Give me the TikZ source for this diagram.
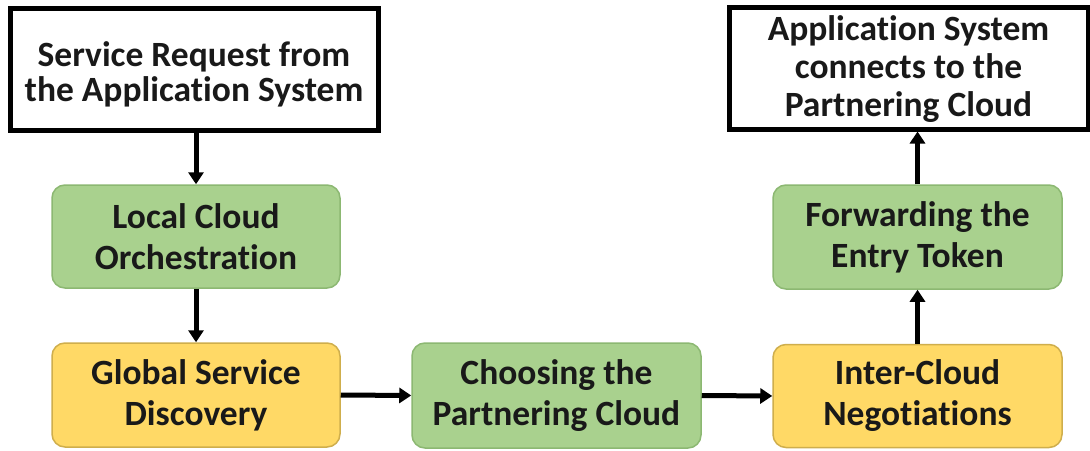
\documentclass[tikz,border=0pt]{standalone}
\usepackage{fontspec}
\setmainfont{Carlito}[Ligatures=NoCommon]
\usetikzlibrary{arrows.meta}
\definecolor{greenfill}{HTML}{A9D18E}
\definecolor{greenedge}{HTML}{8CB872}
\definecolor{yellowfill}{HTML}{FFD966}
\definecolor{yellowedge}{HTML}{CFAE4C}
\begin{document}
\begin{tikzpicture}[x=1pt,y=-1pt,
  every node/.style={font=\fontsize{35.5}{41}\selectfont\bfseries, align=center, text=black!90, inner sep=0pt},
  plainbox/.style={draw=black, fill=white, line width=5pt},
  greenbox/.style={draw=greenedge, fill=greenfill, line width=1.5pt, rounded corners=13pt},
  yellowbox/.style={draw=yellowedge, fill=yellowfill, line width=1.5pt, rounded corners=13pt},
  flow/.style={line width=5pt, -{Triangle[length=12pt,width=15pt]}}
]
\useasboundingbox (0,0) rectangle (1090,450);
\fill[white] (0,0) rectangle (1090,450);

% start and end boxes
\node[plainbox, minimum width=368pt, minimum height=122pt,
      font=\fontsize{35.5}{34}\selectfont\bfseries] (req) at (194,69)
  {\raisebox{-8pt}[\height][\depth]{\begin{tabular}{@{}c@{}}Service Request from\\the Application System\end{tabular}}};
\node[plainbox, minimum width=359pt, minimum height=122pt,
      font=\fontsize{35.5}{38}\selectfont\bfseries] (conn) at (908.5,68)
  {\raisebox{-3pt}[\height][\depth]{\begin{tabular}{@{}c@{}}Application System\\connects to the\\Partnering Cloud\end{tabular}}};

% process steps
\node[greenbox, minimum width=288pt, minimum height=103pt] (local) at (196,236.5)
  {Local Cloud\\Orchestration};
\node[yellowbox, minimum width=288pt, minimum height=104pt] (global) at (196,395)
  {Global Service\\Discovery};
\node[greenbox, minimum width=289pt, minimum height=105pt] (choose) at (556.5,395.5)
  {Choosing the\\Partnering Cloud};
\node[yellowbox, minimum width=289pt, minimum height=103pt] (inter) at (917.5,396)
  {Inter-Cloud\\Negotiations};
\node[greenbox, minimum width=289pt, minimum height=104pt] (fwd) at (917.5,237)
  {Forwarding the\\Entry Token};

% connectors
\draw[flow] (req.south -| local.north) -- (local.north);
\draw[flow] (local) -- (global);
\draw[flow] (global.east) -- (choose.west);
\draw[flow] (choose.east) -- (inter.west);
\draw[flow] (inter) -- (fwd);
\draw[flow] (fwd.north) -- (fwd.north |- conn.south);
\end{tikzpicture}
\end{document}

━━━━━━━━━━━━━━━━━━━━

WHAT THE EXERCISE ASKS:
The material above must be printed exactly, with its pictures left out.

RESULT OF THE TASK:
Give me the TikZ source for this diagram.
\documentclass[tikz,border=0pt]{standalone}
\usepackage{fontspec}
\setmainfont{Carlito}[Ligatures=NoCommon]
\usetikzlibrary{arrows.meta}
\definecolor{greenfill}{HTML}{A9D18E}
\definecolor{greenedge}{HTML}{8CB872}
\definecolor{yellowfill}{HTML}{FFD966}
\definecolor{yellowedge}{HTML}{CFAE4C}
\begin{document}
\begin{tikzpicture}[x=1pt,y=-1pt,
  every node/.style={font=\fontsize{35.5}{41}\selectfont\bfseries, align=center, text=black!90, inner sep=0pt},
  plainbox/.style={draw=black, fill=white, line width=5pt},
  greenbox/.style={draw=greenedge, fill=greenfill, line width=1.5pt, rounded corners=13pt},
  yellowbox/.style={draw=yellowedge, fill=yellowfill, line width=1.5pt, rounded corners=13pt},
  flow/.style={line width=5pt, -{Triangle[length=12pt,width=15pt]}}
]
\useasboundingbox (0,0) rectangle (1090,450);
\fill[white] (0,0) rectangle (1090,450);

% start and end boxes
\node[plainbox, minimum width=368pt, minimum height=122pt,
      font=\fontsize{35.5}{34}\selectfont\bfseries] (req) at (194,69)
  {\raisebox{-8pt}[\height][\depth]{\begin{tabular}{@{}c@{}}Service Request from\\the Application System\end{tabular}}};
\node[plainbox, minimum width=359pt, minimum height=122pt,
      font=\fontsize{35.5}{38}\selectfont\bfseries] (conn) at (908.5,68)
  {\raisebox{-3pt}[\height][\depth]{\begin{tabular}{@{}c@{}}Application System\\connects to the\\Partnering Cloud\end{tabular}}};

% process steps
\node[greenbox, minimum width=288pt, minimum height=103pt] (local) at (196,236.5)
  {Local Cloud\\Orchestration};
\node[yellowbox, minimum width=288pt, minimum height=104pt] (global) at (196,395)
  {Global Service\\Discovery};
\node[greenbox, minimum width=289pt, minimum height=105pt] (choose) at (556.5,395.5)
  {Choosing the\\Partnering Cloud};
\node[yellowbox, minimum width=289pt, minimum height=103pt] (inter) at (917.5,396)
  {Inter-Cloud\\Negotiations};
\node[greenbox, minimum width=289pt, minimum height=104pt] (fwd) at (917.5,237)
  {Forwarding the\\Entry Token};

% connectors
\draw[flow] (req.south -| local.north) -- (local.north);
\draw[flow] (local) -- (global);
\draw[flow] (global.east) -- (choose.west);
\draw[flow] (choose.east) -- (inter.west);
\draw[flow] (inter) -- (fwd);
\draw[flow] (fwd.north) -- (fwd.north |- conn.south);
\end{tikzpicture}
\end{document}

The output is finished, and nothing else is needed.